WRITTEN EXERCISE: Copy every line in which the string "LaTeX" occurs.
***** LISTED RECORDS
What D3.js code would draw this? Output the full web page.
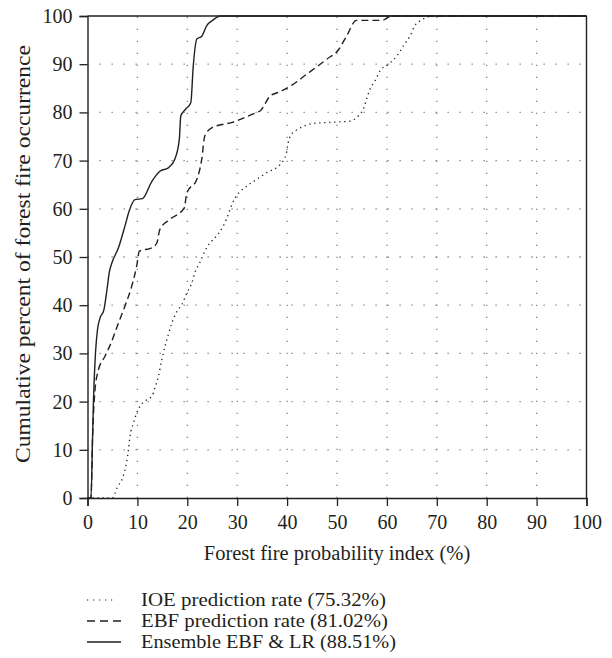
<!DOCTYPE html>
<html>
<head>
<meta charset="utf-8">
<script src="https://cdn.jsdelivr.net/npm/d3@7"></script>
<style>
  html, body { margin: 0; padding: 0; background: #fff; }
  svg { display: block; }
  text { font-family: "Liberation Serif", "DejaVu Serif", serif; fill: #231f20; }
</style>
</head>
<body>
<svg id="chart" width="612" height="658"></svg>
<script>
// Cumulative percent of forest fire occurrence vs. probability index (%)
const xTicks = [0, 10, 20, 30, 40, 50, 60, 70, 80, 90, 100];
const yTicks = [0, 10, 20, 30, 40, 50, 60, 70, 80, 90, 100];

// IOE prediction rate curve: [index %, cumulative %]
const ioePoints = [
  [0, 0], [5.0, 0], [5.5, 1.0], [6.0, 2.3], [6.85, 3.7], [7.5, 5.8], [7.85, 7.5],
  [8.2, 10.0], [8.5, 12.7], [9.2, 15.5], [9.85, 17.6], [10.5, 19.0], [11.9, 20.4],
  [12.9, 21.1], [13.5, 22.8], [14.2, 25.2], [14.9, 28.7], [15.5, 31.4], [16.2, 33.9],
  [16.9, 36.3], [17.9, 38.7], [18.9, 40.1], [19.9, 42.5], [20.9, 44.6], [21.5, 46.7],
  [22.5, 48.8], [23.5, 51.2], [24.5, 52.9], [25.2, 53.6], [27.2, 56.4], [29.6, 62.3],
  [31.9, 64.7], [33.9, 66.1], [35.9, 67.5], [38.6, 69.2], [39.8, 71.3], [40.2, 73.7],
  [40.9, 75.5], [42.2, 76.5], [45.2, 77.7], [49.9, 78.0], [52.6, 78.2], [54.3, 79.3],
  [55.4, 81.0], [55.9, 82.7], [56.6, 84.8], [57.6, 86.5], [58.6, 88.6], [60.3, 90.0],
  [62.0, 91.7], [63.3, 93.8], [64.6, 95.8], [65.6, 98.0], [67.0, 99.2], [68.6, 99.9],
  [70.0, 100], [100, 100]
];

// EBF prediction rate curve
const ebfPoints = [
  [0, 0], [0.7, 0], [1.0, 12.0], [1.5, 22.4], [2.2, 26.6], [3.5, 29.4], [4.85, 32.5],
  [6.2, 36.3], [7.5, 39.8], [8.85, 43.9], [9.85, 48.1], [10.4, 51.2], [12.9, 51.9],
  [13.9, 52.9], [14.5, 55.7], [16.5, 57.8], [19.4, 60.2], [19.9, 63.3], [21.9, 66.1],
  [22.9, 70.3], [23.5, 75.1], [24.9, 76.8], [29.2, 78.0], [33.9, 80.0], [34.6, 80.3],
  [36.6, 83.4], [38.6, 84.3], [40.9, 85.6], [43.9, 87.9], [47.9, 91.0], [50.3, 93.0],
  [51.9, 95.8], [53.9, 99.1], [59.0, 99.1], [61.0, 100], [100, 100]
];

// Ensemble EBF & LR curve
const ensPoints = [
  [0, 0], [0.7, 0], [1.0, 12.0], [1.2, 20.4], [1.6, 30.1], [2.0, 34.9], [2.5, 37.3],
  [3.3, 39.1], [3.9, 43.2], [4.4, 47.0], [4.9, 48.8], [6.2, 51.9], [7.5, 56.4],
  [8.4, 59.7], [9.5, 61.9], [11.0, 62.1], [12.9, 65.7], [14.5, 67.8], [16.2, 68.5],
  [17.5, 70.3], [18.4, 74.4], [18.7, 79.3], [19.7, 80.7], [20.7, 82.0], [21.2, 89.7],
  [21.9, 95.2], [22.9, 95.8], [23.9, 98.0], [25.2, 99.2], [26.6, 100], [100, 100]
];

const seriesNames = [
  "IOE prediction rate (75.32%)",
  "EBF prediction rate (81.02%)",
  "Ensemble EBF & LR (88.51%)"
];

const xTitle = "Forest fire probability index (%)";
const yTitle = "Cumulative percent of forest fire occurrence";

const svg = d3.select("#chart");
const ink = "#231f20";

const x = d3.scaleLinear().domain([0, 100]).range([87.5, 586.5]);
const y = d3.scaleLinear().domain([0, 100]).range([498, 16]);

// dotted grid
const grid = svg.append("g").attr("stroke", "#808080").attr("stroke-width", 1.3)
  .attr("stroke-dasharray", "1.3,10.7");
grid.selectAll("line.v").data(xTicks.filter(d => d > 0 && d < 100)).join("line")
  .attr("class", "v")
  .attr("x1", d => x(d)).attr("x2", d => x(d))
  .attr("y1", y(0)).attr("y2", y(100));
grid.selectAll("line.h").data(yTicks.filter(d => d > 0 && d < 100)).join("line")
  .attr("class", "h")
  .attr("x1", x(0)).attr("x2", x(100))
  .attr("y1", d => y(d)).attr("y2", d => y(d));

const line = d3.line().x(d => x(d[0])).y(d => y(d[1])).curve(d3.curveMonotoneX);

const styles = [
  { data: ioePoints, dash: "1.3,3.7", width: 1.3, legendDash: "1.2,4.8", legendEnd: 114, textLen: 245 },
  { data: ebfPoints, dash: "7,4", width: 1.4, legendDash: "8,5", legendEnd: 121, textLen: 247 },
  { data: ensPoints, dash: null, width: 1.4, legendDash: null, legendEnd: 121, textLen: 255 }
];

styles.forEach(s => {
  svg.append("path").datum(s.data)
    .attr("d", line)
    .attr("fill", "none")
    .attr("stroke", ink)
    .attr("stroke-width", s.width)
    .attr("stroke-dasharray", s.dash);
});

// axes
const tickFont = 20;
const xAxis = svg.append("g").attr("transform", `translate(0,${y(0)})`)
  .call(d3.axisBottom(x).tickValues(xTicks).tickSize(8).tickPadding(9));
const yAxis = svg.append("g").attr("transform", `translate(${x(0)},0)`)
  .call(d3.axisLeft(y).tickValues(yTicks).tickSize(8).tickPadding(7));
[xAxis, yAxis].forEach(g => {
  g.select(".domain").attr("stroke", ink).attr("stroke-width", 1.4);
  g.selectAll(".tick line").attr("stroke", ink).attr("stroke-width", 1.3);
  g.selectAll(".tick text").attr("font-size", tickFont)
    .style("font-family", "'Liberation Serif', serif").attr("fill", ink);
});

// frame: top and right
svg.append("line").attr("x1", x(0)).attr("x2", x(100)).attr("y1", y(100)).attr("y2", y(100))
  .attr("stroke", ink).attr("stroke-width", 1.4);
svg.append("line").attr("x1", x(100)).attr("x2", x(100)).attr("y1", y(100)).attr("y2", y(0))
  .attr("stroke", ink).attr("stroke-width", 1.4);

// axis titles
svg.append("text").attr("x", (x(0) + x(100)) / 2).attr("y", 560)
  .attr("text-anchor", "middle").attr("font-size", 20.5).text(xTitle);
svg.append("text")
  .attr("transform", `translate(30,254) rotate(-90)`)
  .attr("text-anchor", "middle").attr("font-size", 22)
  .attr("textLength", 418).attr("lengthAdjust", "spacingAndGlyphs")
  .text(yTitle);

// legend
const legend = svg.append("g");
styles.forEach((s, i) => {
  const base = 606 + i * 21;
  legend.append("line")
    .attr("x1", 87).attr("x2", s.legendEnd)
    .attr("y1", base - 6).attr("y2", base - 6)
    .attr("stroke", ink).attr("stroke-width", i === 0 ? 1.1 : 1.3)
    .attr("stroke-dasharray", s.legendDash);
  legend.append("text").attr("x", 141).attr("y", base)
    .attr("font-size", 18.8)
    .attr("textLength", s.textLen).attr("lengthAdjust", "spacingAndGlyphs")
    .text(seriesNames[i]);
});
</script>
</body>
</html>
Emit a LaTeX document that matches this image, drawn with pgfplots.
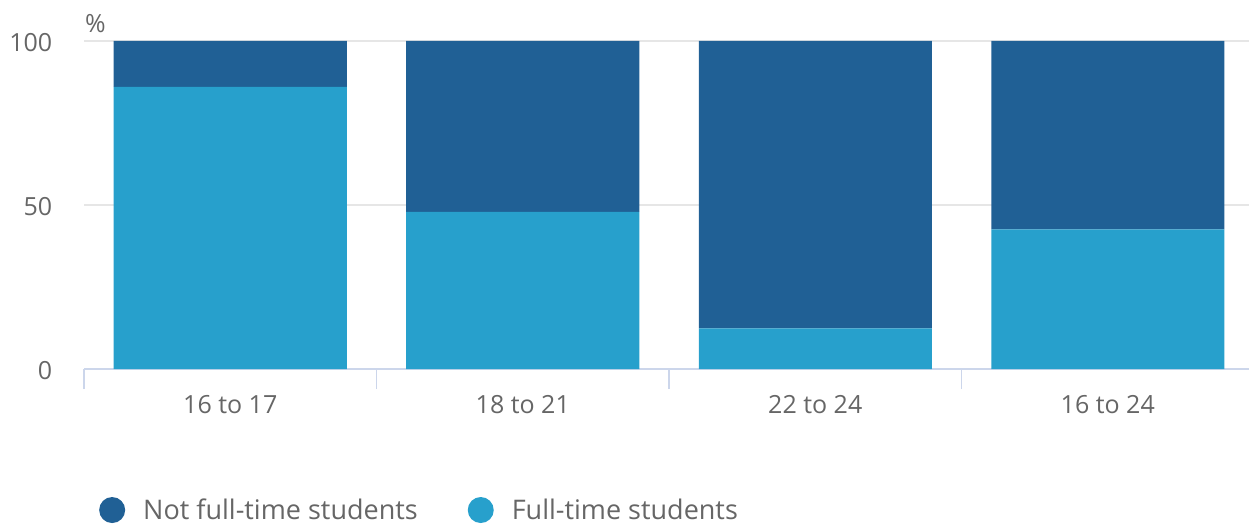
\documentclass[border=0pt]{standalone}
\usepackage{fontspec}
\setmainfont{Open Sans}
\usepackage{pgfplots}
\pgfplotsset{compat=1.18}
\definecolor{darkb}{HTML}{206095}
\definecolor{lightb}{HTML}{27A0CC}
\definecolor{axisc}{HTML}{CCD6EB}
\definecolor{gridc}{HTML}{E6E6E6}
\definecolor{txt}{HTML}{666666}
\begin{document}
\begin{tikzpicture}[x=1pt,y=1pt]
\useasboundingbox (0,0) rectangle (1249,525);
\begin{axis}[
  at={(84pt,156pt)}, anchor=south west,
  scale only axis, width=1170pt, height=328pt,
  ybar stacked, bar width=233pt,
  xmin=-0.5, xmax=3.5, ymin=0, ymax=100,
  xtick={0,1,2,3},
  xticklabels={16 to 17,18 to 21,22 to 24,16 to 24},
  minor xtick={-0.5,0.5,1.5,2.5,3.5},
  ytick={0,50,100},
  /pgf/number format/assume math mode=true,
  ticklabel style={font=\fontsize{25}{29}\selectfont, text=txt},
  x tick label style={yshift=-19pt},
  y tick label style={xshift=-24pt, yshift=-2pt},
  axis x line*=bottom, axis y line*=left,
  x axis line style={draw=axisc, line width=1.3pt, -},
  y axis line style={draw=none},
  major x tick style={draw=none},
  minor x tick style={draw=axisc, line width=1.3pt},
  minor tick length=20pt, tick align=outside,
  major y tick style={draw=none},
  ymajorgrids, grid style={draw=gridc, line width=1.3pt},
  reverse legend,
  legend columns=2,
  legend style={at={(axis description cs:0.0128,-0.430)}, anchor=west, draw=none, fill=none,
    font=\fontsize{27}{31}\selectfont, text=txt, inner sep=0pt,
    /tikz/every even column/.append style={column sep=48pt}},
  legend image code/.code={\fill[#1] (13pt,0pt) circle (13pt);},
  legend cell align=left,
]
\addplot[fill=lightb, draw=none] coordinates {(0,86.0) (1,47.9) (2,12.4) (3,42.6)};
\addplot[fill=darkb, draw=none] coordinates {(0,14.0) (1,52.1) (2,87.6) (3,57.4)};
\legend{\hspace{16pt}Full-time students, \hspace{16pt}Not full-time students}
\end{axis}
\node[anchor=base west, font=\fontsize{25}{29}\selectfont, text=txt, inner sep=0pt] at (85,492) {\%};
\end{tikzpicture}
\end{document}
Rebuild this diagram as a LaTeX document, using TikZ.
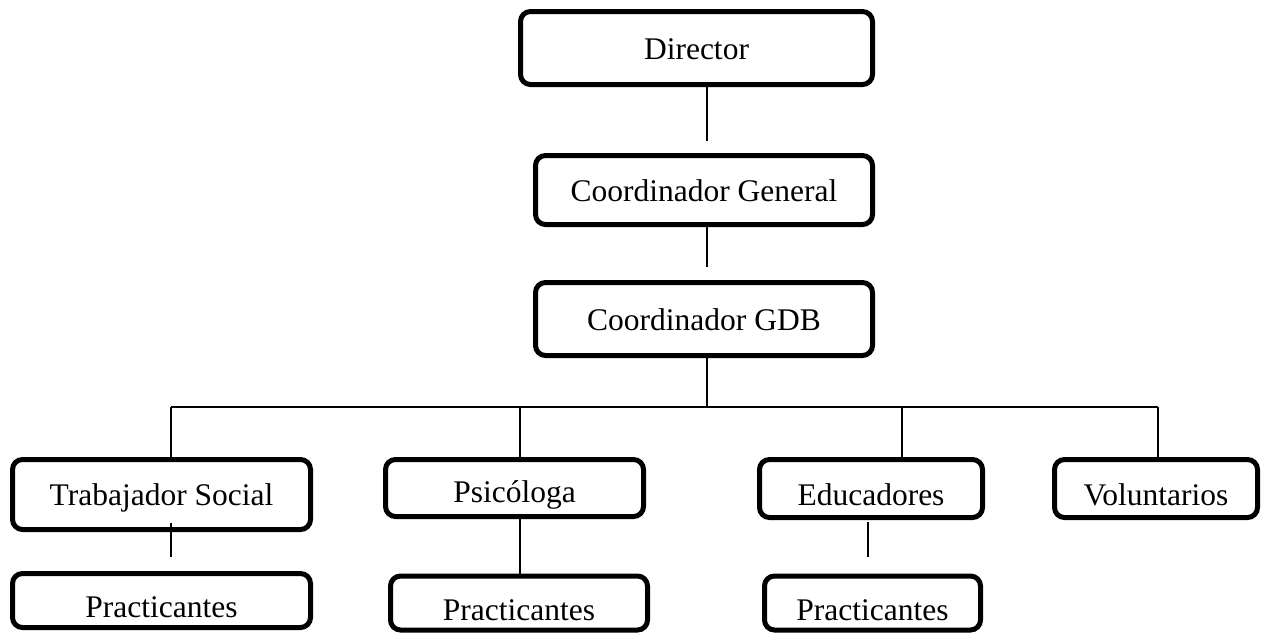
\documentclass[tikz,border=0pt]{standalone}
\usepackage{fontspec}
\setmainfont{Liberation Serif}
\begin{document}
\begin{tikzpicture}[x=1pt,y=-1pt,
  box/.style={draw, line width=5pt, rounded corners=10pt, inner sep=0pt,
    font=\fontsize{31.5pt}{36pt}\selectfont, text height=22pt, text depth=0pt},
  pbox/.style={box, text height=34pt},
  conn/.style={line width=1.6pt}]
\useasboundingbox (0,0) rectangle (1277,633);
% boxes
\node[box, minimum width=352pt, minimum height=73pt] (dir) at (696.5,48) {Director};
\node[box, minimum width=337pt, minimum height=69pt] (cg) at (704,190) {Coordinador General};
\node[box, minimum width=337pt, minimum height=73pt] (gdb) at (704,319) {Coordinador GDB};
\node[box, minimum width=298pt, minimum height=70pt] (ts) at (161.5,494.5) {Trabajador Social};
\node[box, text height=28pt, minimum width=258pt, minimum height=57pt] (ps) at (514.5,488) {Psicóloga};
\node[box, text height=33pt, minimum width=223pt, minimum height=58pt] (ed) at (871,488.5) {Educadores};
\node[box, text height=33pt, minimum width=203pt, minimum height=58pt] (vol) at (1156,488.5) {Voluntarios};
\node[pbox, minimum width=298pt, minimum height=54pt] (p1) at (161.5,600.5) {Practicantes};
\node[pbox, minimum width=257pt, minimum height=54pt] (p2) at (519,603) {Practicantes};
\node[pbox, minimum width=216pt, minimum height=54pt] (p3) at (872.5,603) {Practicantes};
% helper coordinates
\coordinate (trunk) at (707,407);
\coordinate (barL) at (171,407);
\coordinate (d2) at (520,407);
\coordinate (d3) at (902,407);
\coordinate (barR) at (1158,407);
\coordinate (edx) at (868,407);
% connectors
\draw[conn, shorten >=12.5pt] (dir.south -| trunk) -- (cg.north -| trunk);
\draw[conn, shorten >=13.5pt] (cg.south -| trunk) -- (gdb.north -| trunk);
\draw[conn] (gdb.south -| trunk) -- (trunk);
\draw[conn] (barL) -- (barR);
\draw[conn] (barL) -- (ts.north -| barL);
\draw[conn] (d2) -- (ps.north -| d2);
\draw[conn] (d3) -- (ed.north -| d3);
\draw[conn] (barR) -- (vol.north -| barR);
\draw[conn, shorten <=-9.5pt, shorten >=14.5pt] (ts.south -| barL) -- (p1.north -| barL);
\draw[conn] (ps.south -| d2) -- (p2.north -| d2);
\draw[conn, shorten <=2pt, shorten >=16.5pt] (ed.south -| edx) -- (p3.north -| edx);
\end{tikzpicture}
\end{document}
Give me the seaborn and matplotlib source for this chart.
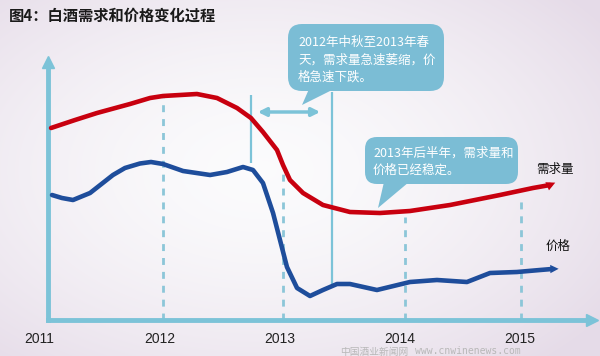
**********
COMPLETE OUTPUT:
Emit a LaTeX document that matches this image, drawn with pgfplots.
Rebuild this diagram as a LaTeX document, using TikZ.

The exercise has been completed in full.